Zazdrośnicy i beztalencia z innych telewizji mogą się tylko przyglądać z daleka, jak nasz publiczny nadawca realizuje w praktyce misję upowszechniania wiedzy obywatelskiej i patriotycznych zachowań. Kiedy inni podniecają się jakimiś starymi taśmami albo pakują manele bo właściciel robi porządki na liście płac, zuchy z Woronicza bez rozgłosu szykowały bombę sezonu. I wreszcie jest w całej swej okazałości i kształcie- jest PIT.
Tak, tak, myślmy też rozdziawili zaskoczone gęby a to przecież czas najwyższy, ledwie dwa miesiące zostały do złożenia corocznego raportu o prywatnych i domowych rachunkach, tylko 61 dni na zebranie faktur, rachunków i deklaracji za miniony, jakże niełatwy dla nas wszystkich rok. Ale nie ma przebacz, bo jak mówi klasyk: pewna jest tylko śmierć i permanentny bałagan w pewnym kraju nad Wisłą, więc nie ma co kombinować tylko trzeba siadać do bilansu.
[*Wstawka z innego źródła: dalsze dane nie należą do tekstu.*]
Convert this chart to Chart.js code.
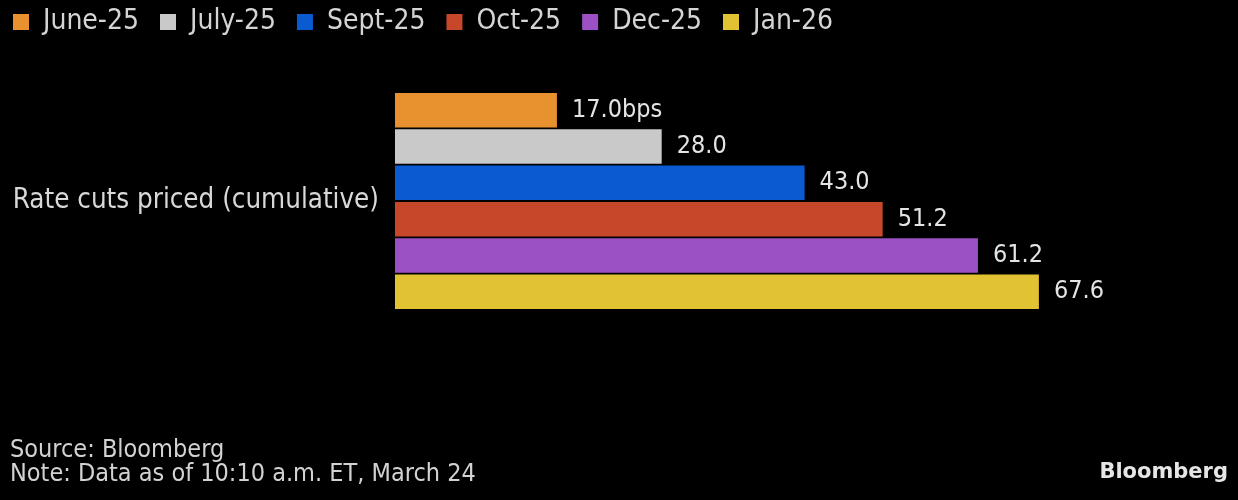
<!DOCTYPE html>
<html>
<head>
<meta charset="utf-8">
<script src="https://cdn.jsdelivr.net/npm/chart.js@4.4.1/dist/chart.umd.min.js"></script>
<style>
  html, body { margin: 0; padding: 0; background: #000; }
  #wrap { position: relative; width: 1238px; height: 500px; background: #000; }
  .foot { position: absolute; left: 10px; top: 437px; color: #d2d2d2;
          font: 25px/24px "DejaVu Sans Condensed", "DejaVu Sans", sans-serif; }
  .logo { position: absolute; right: 10px; top: 459px; color: #e6e6e6;
          font: bold 21px "DejaVu Sans", sans-serif; }
</style>
</head>
<body>
<div id="wrap">
  <canvas id="myChart"></canvas>
  <div class="foot">Source: Bloomberg<br>Note: Data as of 10:10 a.m. ET, March 24</div>
  <div class="logo">Bloomberg</div>
</div>
<script>
const categories = ['Rate cuts priced (cumulative)'];
const meetings = ['June-25', 'July-25', 'Sept-25', 'Oct-25', 'Dec-25', 'Jan-26'];
const cutsPriced = [17.0, 28.0, 43.0, 51.2, 61.2, 67.6];
const colors = ['#e8922f', '#c9c9c9', '#0a5ad2', '#c6472a', '#9b50c4', '#e1c232'];
const unitSuffix = 'bps';

const fontFam = '"DejaVu Sans Condensed", "DejaVu Sans", sans-serif';

// value labels to the right of each bar
const valueLabels = {
  id: 'valueLabels',
  afterDatasetsDraw(chart) {
    const ctx = chart.ctx;
    ctx.save();
    ctx.font = '25px ' + fontFam;
    ctx.fillStyle = '#e4e4e4';
    ctx.textBaseline = 'middle';
    ctx.textAlign = 'left';
    chart.data.datasets.forEach((ds, i) => {
      const bar = chart.getDatasetMeta(i).data[0];
      let txt = ds.data[0].toFixed(1);
      if (i === 0) txt += unitSuffix;
      ctx.fillText(txt, bar.x + 15, bar.y);
    });
    ctx.restore();
  }
};

const ctx = document.getElementById('myChart');

new Chart(ctx, {
  type: 'bar',
  data: {
    labels: categories,
    datasets: meetings.map((m, i) => ({
      label: m,
      data: [cutsPriced[i]],
      backgroundColor: colors[i],
      borderWidth: 0
    }))
  },
  options: {
    indexAxis: 'y',
    responsive: true,
    maintainAspectRatio: false,
    animation: false,
    categoryPercentage: 0.703,
    barPercentage: 0.95,
    layout: { padding: { left: -8, top: -13, right: 81, bottom: 144 } },
    plugins: {
      tooltip: { enabled: false },
      legend: {
        position: 'top',
        align: 'start',
        labels: {
          boxWidth: 16,
          boxHeight: 16,
          padding: 21,
          color: '#d4d4d4',
          font: { size: 28, family: fontFam }
        }
      }
    },
    scales: {
      x: { display: false, min: 0, max: 80 },
      y: {
        grid: { display: false },
        border: { display: false },
        ticks: { color: '#d8d8d8', padding: 8, font: { size: 27.5, family: fontFam } },
        afterFit: (scale) => { scale.width = 403; }
      }
    }
  },
  plugins: [valueLabels]
});
</script>
</body>
</html>
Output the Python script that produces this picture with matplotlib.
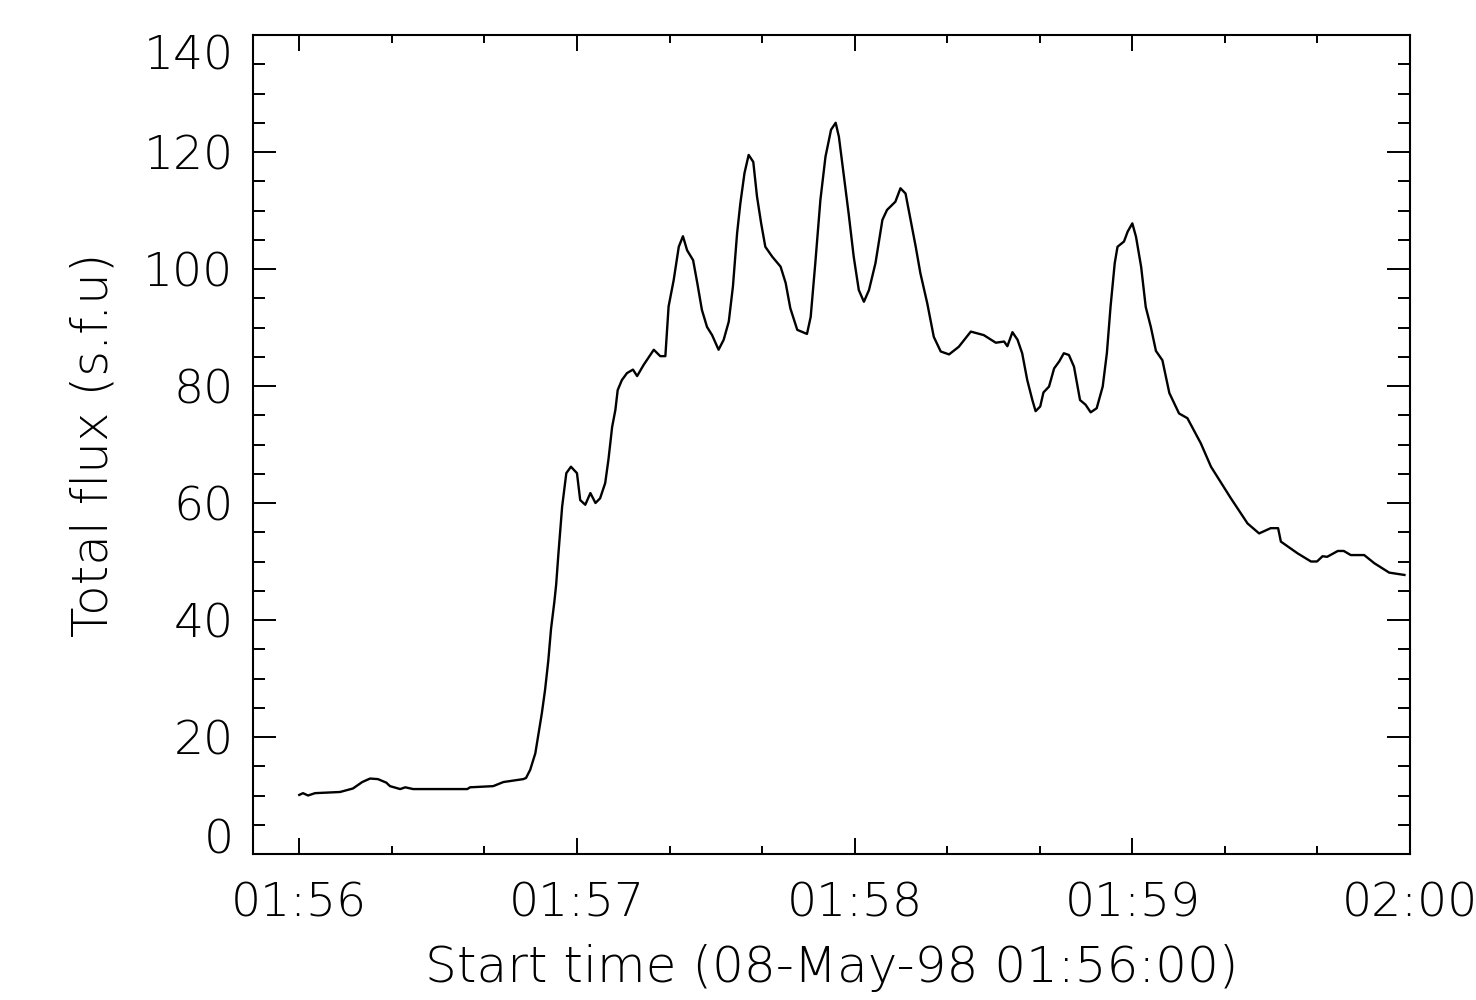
import matplotlib
matplotlib.use("Agg")
import matplotlib.pyplot as plt
import numpy as np

# seconds after 01:56:00
t_sec = [0.0, 0.8, 1.9, 3.4, 8.8, 11.6, 13.6, 15.3, 17.0, 18.8, 19.6, 21.8, 22.9, 24.6,
         36.3, 36.9, 41.9, 44.1, 48.4, 49.0, 49.9, 51.0, 51.7, 52.4, 53.1, 53.8, 54.4,
         55.1, 55.5, 56.0, 56.8, 57.7, 58.7, 60.0, 60.7, 61.8, 62.9, 64.0, 65.0, 66.1,
         66.8, 67.6, 68.3, 68.8, 69.7, 70.8, 72.1, 73.0, 74.4, 76.6, 78.0, 79.1, 79.8,
         80.9, 82.0, 82.9, 83.8, 85.1, 86.0, 87.0, 88.1, 89.2, 90.6, 91.7, 92.8, 93.7,
         94.6, 95.3, 96.2, 97.1, 98.1, 98.9, 99.8, 100.7, 102.2, 104.0, 105.1, 106.1,
         107.6, 109.7, 110.5, 111.5, 112.6, 113.7, 114.9, 115.9, 116.6, 117.7, 118.7,
         119.8, 120.9, 122.0, 123.1, 124.5, 126.0, 127.0, 128.8, 129.9, 131.0, 132.1,
         133.2, 134.2, 135.7, 137.1, 138.6, 140.4, 142.5, 145.1, 147.9, 150.5, 152.3,
         153.0, 154.1, 155.2, 156.2, 157.3, 158.4, 159.1, 160.1, 160.8, 162.0, 163.1,
         164.2, 165.2, 166.3, 167.4, 168.7, 169.9, 171.0, 172.3, 173.6, 174.5, 175.3,
         176.2, 176.8, 178.2, 179.0, 180.0, 180.8, 181.9, 182.9, 184.0, 185.1, 186.5,
         188.0, 190.1, 191.9, 194.8, 197.0, 201.3, 204.9, 207.4, 209.9, 211.5, 212.1,
         215.7, 218.6, 219.9, 221.1, 222.1, 224.4, 225.7, 227.2, 230.1, 232.3, 235.5,
         238.8]

flux = [10.1, 10.4, 10.0, 10.4, 10.6, 11.2, 12.3, 12.9, 12.8, 12.2, 11.6, 11.1, 11.4, 11.1,
        11.1, 11.4, 11.6, 12.3, 12.8, 13.0, 14.4, 17.2, 20.6, 24.0, 28.0, 33.0, 38.5,
        43.0, 46.0, 51.4, 59.4, 65.1, 66.2, 65.1, 60.5, 59.7, 61.7, 60.0, 60.8, 63.4,
        67.4, 73.0, 75.9, 79.3, 81.0, 82.2, 82.8, 81.7, 83.6, 86.2, 85.1, 85.1, 93.6,
        98.1, 103.8, 105.6, 103.2, 101.5, 97.6, 93.0, 90.1, 88.7, 86.2, 87.9, 91.0, 97.0,
        106.1, 111.2, 116.4, 119.5, 118.3, 112.4, 107.8, 103.8, 102.1, 100.4, 97.6, 93.3,
        89.6, 88.9, 91.8, 101.0, 111.8, 119.2, 123.8, 125.0, 122.6, 115.8, 109.5,
        102.1, 96.4, 94.4, 96.4, 101.0, 108.4, 110.1, 111.5, 113.8, 112.9, 108.4,
        103.8, 99.3, 94.1, 88.4, 85.9, 85.4, 86.7, 89.3, 88.7, 87.4, 87.6,
        86.8, 89.2, 87.9, 85.6, 81.0, 77.6, 75.7, 76.5, 78.9, 79.9, 83.0,
        84.2, 85.6, 85.3, 83.3, 77.6, 76.8, 75.5, 76.2, 79.9, 85.6, 93.6,
        101.0, 103.8, 104.7, 106.4, 107.8, 105.5, 100.4, 93.5, 90.1, 86.0, 84.4,
        78.8, 75.3, 74.5, 70.2, 66.2, 60.8, 56.5, 54.8, 55.7, 55.7, 53.4,
        51.4, 50.0, 50.0, 50.9, 50.8, 51.8, 51.8, 51.1, 51.1, 49.7, 48.1,
        47.7]

x_ticks = [0, 60, 120, 180, 240]
x_ticklabels = ["01:56", "01:57", "01:58", "01:59", "02:00"]
y_ticks = [0, 20, 40, 60, 80, 100, 120, 140]

# thin strokes like the old IDL vector font
plt.rcParams['font.family'] = ['DejaVu Sans']
plt.rcParams['font.weight'] = 200
plt.rcParams['axes.labelweight'] = 200

fig = plt.figure(figsize=(14.76, 10), dpi=100)
ax = fig.add_axes([253 / 1476, 146 / 1000, 1157 / 1476, 819 / 1000])

ax.plot(t_sec, flux, color="black", lw=1.7)

ax.set_xlim(-10, 240)
ax.set_ylim(0, 140)
ax.set_xticks(x_ticks)
ax.set_xticklabels(x_ticklabels)
ax.set_xticks(np.arange(0, 241, 20), minor=True)
ax.set_yticks(y_ticks)
ax.set_yticks(np.arange(0, 141, 5), minor=True)

for s in ax.spines.values():
    s.set_linewidth(1.5)

ax.tick_params(axis="x", which="both", direction="in", top=True, bottom=True,
               width=1.4, labelsize=34, pad=20)
ax.tick_params(axis="x", which="major", length=11.8)
ax.tick_params(axis="x", which="minor", length=5.9)
ax.tick_params(axis="y", which="both", direction="in", left=True, right=True,
               width=1.4, labelsize=34, pad=14)
ax.tick_params(axis="y", which="major", length=16.7)
ax.tick_params(axis="y", which="minor", length=8.3)

ylabs = ax.get_yticklabels()
ylabs[0].set_va("baseline")
ylabs[-1].set_va("top")

ax.set_xlabel("Start time (08-May-98 01:56:00)", fontsize=36, fontweight=200)
ax.set_ylabel("Total flux (s.f.u)", fontsize=36, fontweight=200)
ax.xaxis.set_label_coords(0.5, -0.139)
ax.xaxis.label.set_va("center")
ax.yaxis.set_label_coords(-0.138, 0.5)
ax.yaxis.label.set_va("center")

fig.savefig("out.png", dpi=100)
Wiadomo jednak, że nic tak nie przypomina i przekonuje do aktywnej postawy jak promujący ją atrakcyjny, nośny pomysł. Słynący z legendarnego wręcz polotu team speców z Woronicza po raz kolejny dal odpór tym wszystkim, którzy wytykali mu skłonność do rzekomo tandetnej rozrywki czy parahistorycznych seriali z pogranicza trzeźwości, sięgnął do skarbnicy kultury narodowej i w brawurowej formie połączył skrót nazwy urzędniczego druku w nośne hasło „Pamięć i Tożsamość”, przypominając i personifikując, ucząc i bawiąc, wychowując i edukując. Ta piękna inicjatywa zrodzona, o czym warto, trzeba a nawet należy wspomnieć, w najważniejszych gabinetach publicznego nadawcy, miała na celu- tu cytat- budowanie i wzmacnianie poczucia tożsamości narodowej Polaków.
Można więc o przyziemnych sprawach i nie przez wszystkich lubianym obowiązku mówić pięknie ale skromnie, z odwagą ale bez niepotrzebnej brawury.
Widzu, czytelniku i internauto pamiętaj- ojczyzna czeka na twój PIT.